De leden van de VVD-fractie vroegen onder meer of de regering het eigenmiddelensysteem niet te complex vindt. De minister antwoordt dat voor het kabinet het bruto nationaal inkomen het uitgangspunt is voor de EU-afdrachten van lidstaten, maar dat het kabinet niet altijd principieel tegen andere soorten eigen middelen is. Het kabinet staat open voor de introductie van eigen middelen op basis van de inkomsten uit het gewijzigde mechanisme van het emissiehandelssysteem (Emission Trading System, ETS) en op basis van het beleidsvoorstel voor een mechanisme voor koolstofcorrectie aan de grens (Carbon Border Adjustment Mechanism, CBAM), maar kan nog geen beoordeling geven van een nieuw eigen middel op basis van toegewezen winsten (Pijler 1 uit akkoord zoals overeengekomen in het Inclusive Framework (IF) van de OESO/G20).
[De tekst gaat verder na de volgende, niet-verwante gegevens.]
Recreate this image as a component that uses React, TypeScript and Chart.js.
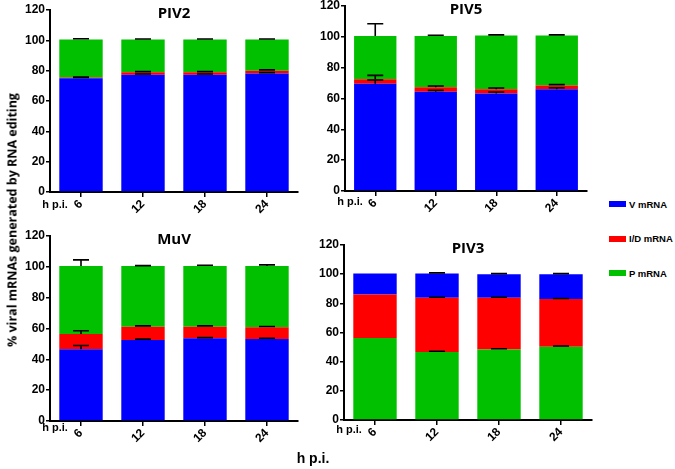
import React, { useEffect, useRef } from 'react';
import { Chart, registerables } from 'chart.js';
Chart.register(...registerables);

const hours = ['6', '12', '18', '24'];

const piv2V = [75, 77.3, 77.3, 78.2];
const piv2ID = [0.5, 1.6, 1.6, 1.8];
const piv2P = [25, 21.6, 21.6, 20.5];
const piv2VErr = [0.5, 0.5, 0.5, 0.5];
const piv2IDErr = [0.3, 0.5, 0.5, 0.5];
const piv2PErr = [0.5, 0.4, 0.4, 0.4];

const piv5V = [69.5, 64.3, 63.2, 66];
const piv5ID = [3, 3, 2.8, 2.4];
const piv5P = [28, 33.2, 34.8, 32.4];
const piv5VErr = [2.5, 1, 1, 1];
const piv5IDErr = [2.5, 0.8, 0.8, 0.6];
const piv5PErr = [8, 0.5, 0.5, 0.5];

const muvV = [46.5, 52.6, 53.6, 53.2];
const muvID = [10, 8.6, 7.6, 7.6];
const muvP = [44, 39.3, 39.3, 39.7];
const muvVErr = [2.5, 0.5, 0.5, 0.5];
const muvIDErr = [2, 0.5, 0.5, 0.5];
const muvPErr = [4, 0.3, 0.5, 0.8];

const piv3P = [56.2, 46.6, 48.4, 50.2];
const piv3ID = [29.8, 37.2, 35.4, 32.7];
const piv3V = [14.5, 16.7, 16.2, 17.1];
const piv3PErr = [0, 0.5, 0.5, 0.5];
const piv3IDErr = [0, 0.4, 0.4, 0.4];
const piv3VErr = [0, 0.4, 0.4, 0.4];

const BLUE = '#0000ff';
const RED = '#ff0000';
const GREEN = '#00c000';

const legendItems = [
  { label: 'V mRNA', color: BLUE },
  { label: 'I/D mRNA', color: RED },
  { label: 'P mRNA', color: GREEN },
];

type Series = { label: string; data: number[]; err: number[]; color: string };

const FONT = '"Liberation Sans", Arial, sans-serif';

function Panel(props: {
  title: string;
  series: Series[];
  left: number;
  right: number;
  top: number;
  bottom: number;
  hpi: number;
}) {
  const { title, series, left, right, top, bottom, hpi } = props;
  const ref = useRef<HTMLCanvasElement>(null);
  const padL = 52, padR = 12, padT = 12, padB = 40;
  const w = right - left + padL + padR;
  const h = bottom - top + padT + padB;

  useEffect(() => {
    const errPlugin = {
      id: 'errbars',
      afterDatasetsDraw(chart: any) {
        const ctx = chart.ctx;
        const ys = chart.scales.y;
        ctx.save();
        ctx.strokeStyle = '#000';
        ctx.lineWidth = 1.6;
        const cum = [0, 0, 0, 0];
        series.forEach((s, i) => {
          const meta = chart.getDatasetMeta(i);
          s.data.forEach((v, j) => {
            cum[j] += v;
            const e = s.err[j];
            if (!e) return;
            const x = meta.data[j].x;
            const y0 = ys.getPixelForValue(cum[j]);
            const y1 = ys.getPixelForValue(cum[j] + e);
            ctx.beginPath();
            ctx.moveTo(x, y0);
            ctx.lineTo(x, y1);
            ctx.moveTo(x - 8, y1);
            ctx.lineTo(x + 8, y1);
            ctx.stroke();
          });
        });
        ctx.restore();
      },
    };
    const textPlugin = {
      id: 'paneltext',
      afterDraw(chart: any) {
        const ctx = chart.ctx;
        const a = chart.chartArea;
        ctx.save();
        ctx.fillStyle = '#000';
        ctx.textAlign = 'center';
        ctx.textBaseline = 'middle';
        ctx.font = 'bold 15px "Open Sans", ' + FONT;
        ctx.fillText(title, (a.left + a.right) / 2, a.top + 4);
        ctx.font = 'bold 11px ' + FONT;
        ctx.fillText('h p.i.', a.left + 5, a.bottom + hpi);
        ctx.restore();
      },
    };
    const chart = new Chart(ref.current as HTMLCanvasElement, {
      type: 'bar',
      data: {
        labels: hours,
        datasets: series.map((s) => ({
          label: s.label,
          data: s.data,
          backgroundColor: s.color,
          borderWidth: 0,
          barPercentage: 0.7,
          categoryPercentage: 1,
        })),
      },
      options: {
        responsive: false,
        maintainAspectRatio: false,
        animation: false,
        layout: { padding: { left: 0, right: padR, top: padT, bottom: 0 } },
        plugins: {
          legend: { display: false },
          tooltip: { enabled: false },
          title: { display: false },
        },
        scales: {
          x: {
            stacked: true,
            grid: {
              display: true,
              drawOnChartArea: false,
              offset: false,
              color: '#000',
              lineWidth: 1.5,
              tickLength: 5,
            },
            border: { display: true, color: '#000', width: 2 },
            ticks: {
              color: '#000',
              font: { family: FONT, weight: 'bold', size: 12 },
              minRotation: 45,
              maxRotation: 45,
              padding: 0,
            },
            afterFit: (s: any) => {
              s.height = padB;
            },
          },
          y: {
            stacked: true,
            min: 0,
            max: 120,
            grid: {
              display: true,
              drawOnChartArea: false,
              color: '#000',
              lineWidth: 1.5,
              tickLength: 4,
            },
            border: { display: true, color: '#000', width: 2 },
            ticks: {
              stepSize: 20,
              color: '#000',
              font: { family: FONT, weight: 'bold', size: 12 },
              padding: 1,
            },
            afterFit: (s: any) => {
              s.width = padL;
            },
          },
        },
      } as any,
      plugins: [errPlugin, textPlugin],
    });
    return () => chart.destroy();
  }, []);

  return (
    <canvas
      ref={ref}
      width={w}
      height={h}
      style={{ position: 'absolute', left: left - padL, top: top - padT, width: w, height: h }}
    />
  );
}

export default function App() {
  return (
    <div
      style={{
        position: 'fixed',
        left: 0,
        top: 0,
        width: 675,
        height: 469,
        background: '#fff',
        overflow: 'hidden',
        fontFamily: FONT,
      }}
    >
      <Panel
        title="PIV2"
        left={50}
        right={298}
        top={10}
        bottom={192}
        hpi={13}
        series={[
          { label: 'V mRNA', data: piv2V, err: piv2VErr, color: BLUE },
          { label: 'I/D mRNA', data: piv2ID, err: piv2IDErr, color: RED },
          { label: 'P mRNA', data: piv2P, err: piv2PErr, color: GREEN },
        ]}
      />
      <Panel
        title="PIV5"
        left={345}
        right={587}
        top={6}
        bottom={191}
        hpi={11}
        series={[
          { label: 'V mRNA', data: piv5V, err: piv5VErr, color: BLUE },
          { label: 'I/D mRNA', data: piv5ID, err: piv5IDErr, color: RED },
          { label: 'P mRNA', data: piv5P, err: piv5PErr, color: GREEN },
        ]}
      />
      <Panel
        title="MuV"
        left={50}
        right={298}
        top={236}
        bottom={421}
        hpi={7}
        series={[
          { label: 'V mRNA', data: muvV, err: muvVErr, color: BLUE },
          { label: 'I/D mRNA', data: muvID, err: muvIDErr, color: RED },
          { label: 'P mRNA', data: muvP, err: muvPErr, color: GREEN },
        ]}
      />
      <Panel
        title="PIV3"
        left={344}
        right={592}
        top={245}
        bottom={420}
        hpi={10}
        series={[
          { label: 'P mRNA', data: piv3P, err: piv3PErr, color: GREEN },
          { label: 'I/D mRNA', data: piv3ID, err: piv3IDErr, color: RED },
          { label: 'V mRNA', data: piv3V, err: piv3VErr, color: BLUE },
        ]}
      />
      <div
        style={{
          position: 'absolute',
          left: 12,
          top: 220,
          transform: 'translate(-50%, -50%) rotate(-90deg)',
          whiteSpace: 'nowrap',
          fontFamily: '"Open Sans", ' + FONT,
          fontWeight: 'bold',
          fontSize: 12.5,
          color: '#000',
        }}
      >
        % viral mRNAs generated by RNA editing
      </div>
      <div
        style={{
          position: 'absolute',
          left: 313,
          top: 458,
          transform: 'translate(-50%, -50%)',
          whiteSpace: 'nowrap',
          fontWeight: 'bold',
          fontSize: 14,
          color: '#000',
        }}
      >
        h p.i.
      </div>
      {legendItems.map((it, i) => (
        <div
          key={it.label}
          style={{
            position: 'absolute',
            left: 609,
            top: 204 + i * 34.5 - 7,
            height: 14,
            display: 'flex',
            alignItems: 'center',
            whiteSpace: 'nowrap',
          }}
        >
          <div style={{ width: 17, height: 6, background: it.color, marginRight: 3 }} />
          <span style={{ fontWeight: 'bold', fontSize: 9.5, color: '#000' }}>{it.label}</span>
        </div>
      ))}
    </div>
  );
}
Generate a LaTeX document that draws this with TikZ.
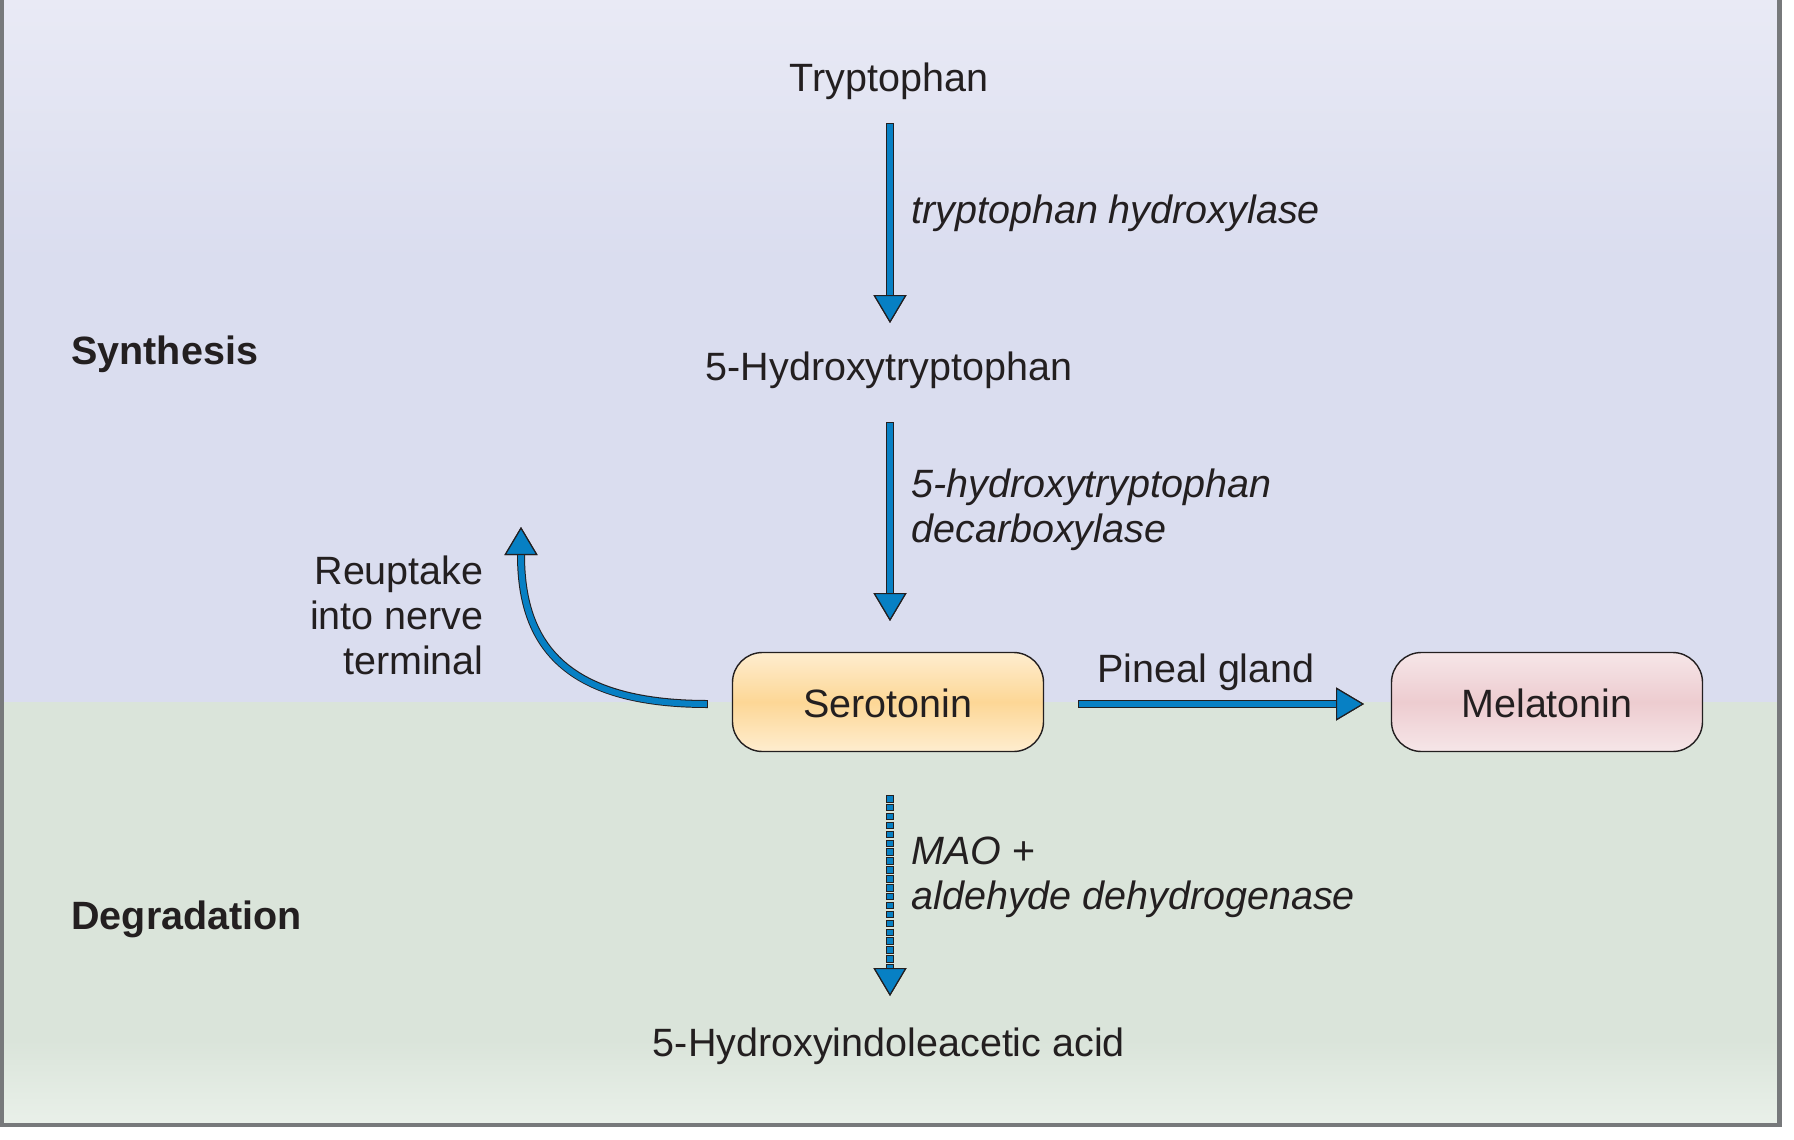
\documentclass[tikz,border=0pt]{standalone}
\usepackage{fontspec}
\setmainfont{Liberation Sans}
\usetikzlibrary{arrows.meta,calc}
\definecolor{ink}{HTML}{231F20}
\definecolor{abl}{HTML}{0780C4}
\definecolor{frame}{HTML}{77797B}
\definecolor{lavtop}{HTML}{E9EAF5}
\definecolor{lav}{HTML}{DADDEF}
\definecolor{grn}{HTML}{DAE4DA}
\definecolor{grnbot}{HTML}{E9F0E9}
\definecolor{sermid}{HTML}{FDD796}
\definecolor{serend}{HTML}{FEEDCF}
\definecolor{melmid}{HTML}{EDCCD0}
\definecolor{melend}{HTML}{F6E6E8}
\newcommand{\fsz}{\fontsize{19.75pt}{22.5pt}\selectfont}
\tikzset{
  blutip/.style={-{Triangle[width=16.5pt,length=14pt,line width=0.6pt,fill=abl,color=ink]}},
  lab/.style={inner sep=0pt, text height=14.2pt, text depth=4.1pt},
  mlab/.style={inner sep=0pt},
  pbox/.style={draw=ink, line width=0.7pt, rounded corners=15pt, minimum width=155.5pt,
    minimum height=49.5pt, inner sep=0pt, text height=19.2pt, text depth=4.1pt},
}
\newcommand{\bluearrow}[4]{%
  \draw[line width=4pt, ink, blutip, shorten <=#3, shorten >=#4] #1 -- #2;
  \draw[line width=3pt, abl, blutip, shorten <=#3+0.5pt, shorten >=#4] #1 -- #2;}
\begin{document}
\begin{tikzpicture}[x=0.5pt,y=-0.5pt,font=\fsz,text=ink]
\useasboundingbox (0,0) rectangle (1794,1140);
% background
\fill[white] (0,0) rectangle (1794,1140);
\shade[top color=lavtop, bottom color=lav] (4,0) rectangle (1777,260);
\fill[lav] (4,259) rectangle (1777,702);
\fill[grn] (4,702) rectangle (1777,1041);
\shade[top color=grn, bottom color=grnbot] (4,1040) rectangle (1777,1123);
\fill[frame] (0,0) rectangle (4,1127);
\fill[frame] (1777,0) rectangle (1782,1127);
\fill[frame] (0,1123) rectangle (1782,1127);
% section labels
\node[lab, anchor=west, font=\fsz\bfseries] (syn) at (71,354) {Synthesis};
\node[lab, anchor=west, font=\fsz\bfseries] (deg) at (71,919) {Degradation};
% compounds
\node[lab] (trp) at (889,81) {Tryptophan};
\node[lab] (htp) at (889,370) {5-Hydroxytryptophan};
\node[pbox, top color=serend, bottom color=serend, middle color=sermid] (ser) at (888,702) {Serotonin};
\node[pbox, top color=melend, bottom color=melend, middle color=melmid] (mel) at (1547,702) {Melatonin};
\node[lab] (hiaa) at (889,1046) {5-Hydroxyindoleacetic acid};
% enzyme labels
\node[lab, anchor=west, font=\fsz\itshape] (e1) at (911,213) {tryptophan hydroxylase};
\node[mlab, anchor=west, align=left, font=\fsz\itshape] (e2) at (911,510) {5-hydroxytryptophan\\decarboxylase};
\node[mlab, anchor=west, align=left] (e3) at (911,877) {\textit{MAO} +\\\textit{aldehyde dehydrogenase}};
\node[lab] (pin) at (1206,672) {Pineal gland};
\node[mlab, anchor=east, align=right] (reu) at (484,615) {Reuptake\\into nerve\\terminal};
% arrows
\bluearrow{([xshift=0.5pt]trp.center)}{([xshift=0.5pt]htp.center)}{21pt}{23.5pt}
\bluearrow{([xshift=0.5pt]htp.center)}{([xshift=1pt]ser.center)}{26pt}{40.5pt}
\bluearrow{([yshift=-1pt]ser.center)}{([yshift=-1pt]mel.center)}{95pt}{91.5pt}
\coordinate (reup) at (521,527);
\draw[line width=4pt, ink, blutip] ([xshift=-12pt,yshift=-1pt]ser.west) .. controls (560,704) and (521,640) .. (reup);
\draw[line width=3pt, abl, blutip, shorten <=0.5pt] ([xshift=-12pt,yshift=-1pt]ser.west) .. controls (560,704) and (521,640) .. (reup);
\draw[line width=3.75pt, ink, dash pattern=on 3.75pt off 0.7pt, blutip, shorten <=46.5pt, shorten >=25pt] ([xshift=1pt]ser.center) -- ([xshift=0.5pt]hiaa.center);
\draw[line width=2.75pt, abl, dash pattern=on 0pt off 0.5pt on 2.75pt off 1.2pt, blutip, shorten <=46.5pt, shorten >=25pt] ([xshift=1pt]ser.center) -- ([xshift=0.5pt]hiaa.center);
\end{tikzpicture}
\end{document}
Leden van de fractie van de ChristenUnie vragen de minister onder andere om een uitgebreider antwoord te geven op de vraag hoe voorkomen kan worden dat de ophoging van eigen middelen voor de Europese Unie een jaarlijks automatisme en begrotingsritueel wordt. De minister antwoordt dat het kabinet deze zorg niet deelt, omdat over dit onderwerp met unanimiteit in de Raad wordt besloten. Daarom is volgens het kabinet geen sprake van automatische ophoging.
Stand van zaken
De commissies FIN en EUZA van de Eerste Kamer bespraken de beantwoording van de minister op 12 juli 2022 en besloten de brief voor kennisgeving aan te nemen.
De Raad en het Europees Parlement moeten met de voorstellen instemmen voordat deze van kracht worden. Zij hebben nog geen standpunt ingenomen.